* Written exercise *
Copy the data below exactly, omitting any picture it contains.

>> START Collected material

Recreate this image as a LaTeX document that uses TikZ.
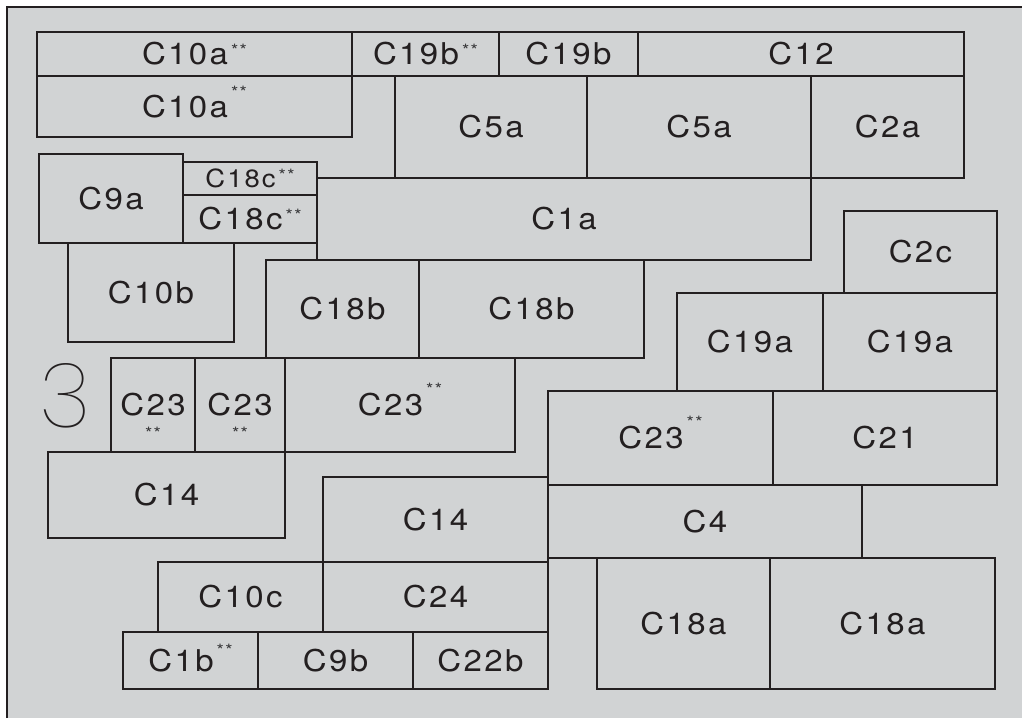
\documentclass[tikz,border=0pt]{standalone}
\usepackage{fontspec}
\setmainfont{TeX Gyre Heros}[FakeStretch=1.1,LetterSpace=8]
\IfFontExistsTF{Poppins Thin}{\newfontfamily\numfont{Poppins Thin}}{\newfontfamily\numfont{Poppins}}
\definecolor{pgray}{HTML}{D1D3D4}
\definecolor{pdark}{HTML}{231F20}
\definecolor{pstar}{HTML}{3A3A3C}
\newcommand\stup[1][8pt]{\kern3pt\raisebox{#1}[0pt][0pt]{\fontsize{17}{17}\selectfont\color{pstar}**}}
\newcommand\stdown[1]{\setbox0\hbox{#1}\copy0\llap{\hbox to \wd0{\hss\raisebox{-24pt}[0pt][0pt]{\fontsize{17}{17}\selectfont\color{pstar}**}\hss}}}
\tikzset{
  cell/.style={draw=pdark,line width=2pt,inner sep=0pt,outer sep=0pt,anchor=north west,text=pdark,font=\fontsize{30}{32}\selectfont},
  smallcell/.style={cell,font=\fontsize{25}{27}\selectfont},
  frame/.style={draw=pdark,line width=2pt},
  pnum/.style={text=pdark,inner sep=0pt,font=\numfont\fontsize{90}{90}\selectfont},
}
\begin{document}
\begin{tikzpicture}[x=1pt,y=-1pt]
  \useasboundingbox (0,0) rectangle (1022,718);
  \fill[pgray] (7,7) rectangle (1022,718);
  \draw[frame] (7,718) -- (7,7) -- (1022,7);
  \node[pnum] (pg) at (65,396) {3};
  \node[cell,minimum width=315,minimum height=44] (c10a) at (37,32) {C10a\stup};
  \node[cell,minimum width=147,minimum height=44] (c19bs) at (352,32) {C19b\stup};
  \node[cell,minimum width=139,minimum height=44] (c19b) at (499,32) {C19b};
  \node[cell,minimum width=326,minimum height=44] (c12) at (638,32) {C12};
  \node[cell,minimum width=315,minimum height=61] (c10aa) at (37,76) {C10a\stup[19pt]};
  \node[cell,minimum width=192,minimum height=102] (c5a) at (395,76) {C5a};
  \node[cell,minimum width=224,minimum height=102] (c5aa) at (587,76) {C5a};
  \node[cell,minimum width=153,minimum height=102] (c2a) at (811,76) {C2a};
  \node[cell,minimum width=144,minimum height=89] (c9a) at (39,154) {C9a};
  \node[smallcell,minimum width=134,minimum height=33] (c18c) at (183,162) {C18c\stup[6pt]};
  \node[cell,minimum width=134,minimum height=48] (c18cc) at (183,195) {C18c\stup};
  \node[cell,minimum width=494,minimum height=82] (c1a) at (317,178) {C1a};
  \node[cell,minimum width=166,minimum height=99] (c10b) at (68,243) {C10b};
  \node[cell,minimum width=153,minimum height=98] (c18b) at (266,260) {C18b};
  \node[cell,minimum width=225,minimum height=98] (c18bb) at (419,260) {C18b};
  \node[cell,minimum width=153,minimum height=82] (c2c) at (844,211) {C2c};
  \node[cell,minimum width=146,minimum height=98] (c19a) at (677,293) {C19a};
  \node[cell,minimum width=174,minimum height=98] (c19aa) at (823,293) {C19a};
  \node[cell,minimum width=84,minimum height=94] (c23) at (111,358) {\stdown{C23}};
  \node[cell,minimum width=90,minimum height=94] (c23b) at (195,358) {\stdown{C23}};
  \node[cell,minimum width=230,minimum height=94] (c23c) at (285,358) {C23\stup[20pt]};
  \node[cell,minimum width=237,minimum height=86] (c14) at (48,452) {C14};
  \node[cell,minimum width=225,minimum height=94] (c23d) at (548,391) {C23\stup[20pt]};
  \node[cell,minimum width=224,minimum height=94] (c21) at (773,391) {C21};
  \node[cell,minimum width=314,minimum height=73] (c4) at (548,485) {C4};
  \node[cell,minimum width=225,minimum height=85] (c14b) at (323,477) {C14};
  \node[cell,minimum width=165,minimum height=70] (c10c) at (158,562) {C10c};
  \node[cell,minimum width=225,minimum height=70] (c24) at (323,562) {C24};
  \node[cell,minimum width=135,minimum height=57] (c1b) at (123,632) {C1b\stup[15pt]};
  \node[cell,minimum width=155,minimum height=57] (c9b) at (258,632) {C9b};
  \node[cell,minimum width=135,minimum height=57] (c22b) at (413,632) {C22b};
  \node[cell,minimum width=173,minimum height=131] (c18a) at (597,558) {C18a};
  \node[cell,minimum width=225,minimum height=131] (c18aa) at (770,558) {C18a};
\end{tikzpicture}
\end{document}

>> END Collected material

* Answer for the task *
Recreate this image as a LaTeX document that uses TikZ.
\documentclass[tikz,border=0pt]{standalone}
\usepackage{fontspec}
\setmainfont{TeX Gyre Heros}[FakeStretch=1.1,LetterSpace=8]
\IfFontExistsTF{Poppins Thin}{\newfontfamily\numfont{Poppins Thin}}{\newfontfamily\numfont{Poppins}}
\definecolor{pgray}{HTML}{D1D3D4}
\definecolor{pdark}{HTML}{231F20}
\definecolor{pstar}{HTML}{3A3A3C}
\newcommand\stup[1][8pt]{\kern3pt\raisebox{#1}[0pt][0pt]{\fontsize{17}{17}\selectfont\color{pstar}**}}
\newcommand\stdown[1]{\setbox0\hbox{#1}\copy0\llap{\hbox to \wd0{\hss\raisebox{-24pt}[0pt][0pt]{\fontsize{17}{17}\selectfont\color{pstar}**}\hss}}}
\tikzset{
  cell/.style={draw=pdark,line width=2pt,inner sep=0pt,outer sep=0pt,anchor=north west,text=pdark,font=\fontsize{30}{32}\selectfont},
  smallcell/.style={cell,font=\fontsize{25}{27}\selectfont},
  frame/.style={draw=pdark,line width=2pt},
  pnum/.style={text=pdark,inner sep=0pt,font=\numfont\fontsize{90}{90}\selectfont},
}
\begin{document}
\begin{tikzpicture}[x=1pt,y=-1pt]
  \useasboundingbox (0,0) rectangle (1022,718);
  \fill[pgray] (7,7) rectangle (1022,718);
  \draw[frame] (7,718) -- (7,7) -- (1022,7);
  \node[pnum] (pg) at (65,396) {3};
  \node[cell,minimum width=315,minimum height=44] (c10a) at (37,32) {C10a\stup};
  \node[cell,minimum width=147,minimum height=44] (c19bs) at (352,32) {C19b\stup};
  \node[cell,minimum width=139,minimum height=44] (c19b) at (499,32) {C19b};
  \node[cell,minimum width=326,minimum height=44] (c12) at (638,32) {C12};
  \node[cell,minimum width=315,minimum height=61] (c10aa) at (37,76) {C10a\stup[19pt]};
  \node[cell,minimum width=192,minimum height=102] (c5a) at (395,76) {C5a};
  \node[cell,minimum width=224,minimum height=102] (c5aa) at (587,76) {C5a};
  \node[cell,minimum width=153,minimum height=102] (c2a) at (811,76) {C2a};
  \node[cell,minimum width=144,minimum height=89] (c9a) at (39,154) {C9a};
  \node[smallcell,minimum width=134,minimum height=33] (c18c) at (183,162) {C18c\stup[6pt]};
  \node[cell,minimum width=134,minimum height=48] (c18cc) at (183,195) {C18c\stup};
  \node[cell,minimum width=494,minimum height=82] (c1a) at (317,178) {C1a};
  \node[cell,minimum width=166,minimum height=99] (c10b) at (68,243) {C10b};
  \node[cell,minimum width=153,minimum height=98] (c18b) at (266,260) {C18b};
  \node[cell,minimum width=225,minimum height=98] (c18bb) at (419,260) {C18b};
  \node[cell,minimum width=153,minimum height=82] (c2c) at (844,211) {C2c};
  \node[cell,minimum width=146,minimum height=98] (c19a) at (677,293) {C19a};
  \node[cell,minimum width=174,minimum height=98] (c19aa) at (823,293) {C19a};
  \node[cell,minimum width=84,minimum height=94] (c23) at (111,358) {\stdown{C23}};
  \node[cell,minimum width=90,minimum height=94] (c23b) at (195,358) {\stdown{C23}};
  \node[cell,minimum width=230,minimum height=94] (c23c) at (285,358) {C23\stup[20pt]};
  \node[cell,minimum width=237,minimum height=86] (c14) at (48,452) {C14};
  \node[cell,minimum width=225,minimum height=94] (c23d) at (548,391) {C23\stup[20pt]};
  \node[cell,minimum width=224,minimum height=94] (c21) at (773,391) {C21};
  \node[cell,minimum width=314,minimum height=73] (c4) at (548,485) {C4};
  \node[cell,minimum width=225,minimum height=85] (c14b) at (323,477) {C14};
  \node[cell,minimum width=165,minimum height=70] (c10c) at (158,562) {C10c};
  \node[cell,minimum width=225,minimum height=70] (c24) at (323,562) {C24};
  \node[cell,minimum width=135,minimum height=57] (c1b) at (123,632) {C1b\stup[15pt]};
  \node[cell,minimum width=155,minimum height=57] (c9b) at (258,632) {C9b};
  \node[cell,minimum width=135,minimum height=57] (c22b) at (413,632) {C22b};
  \node[cell,minimum width=173,minimum height=131] (c18a) at (597,558) {C18a};
  \node[cell,minimum width=225,minimum height=131] (c18aa) at (770,558) {C18a};
\end{tikzpicture}
\end{document}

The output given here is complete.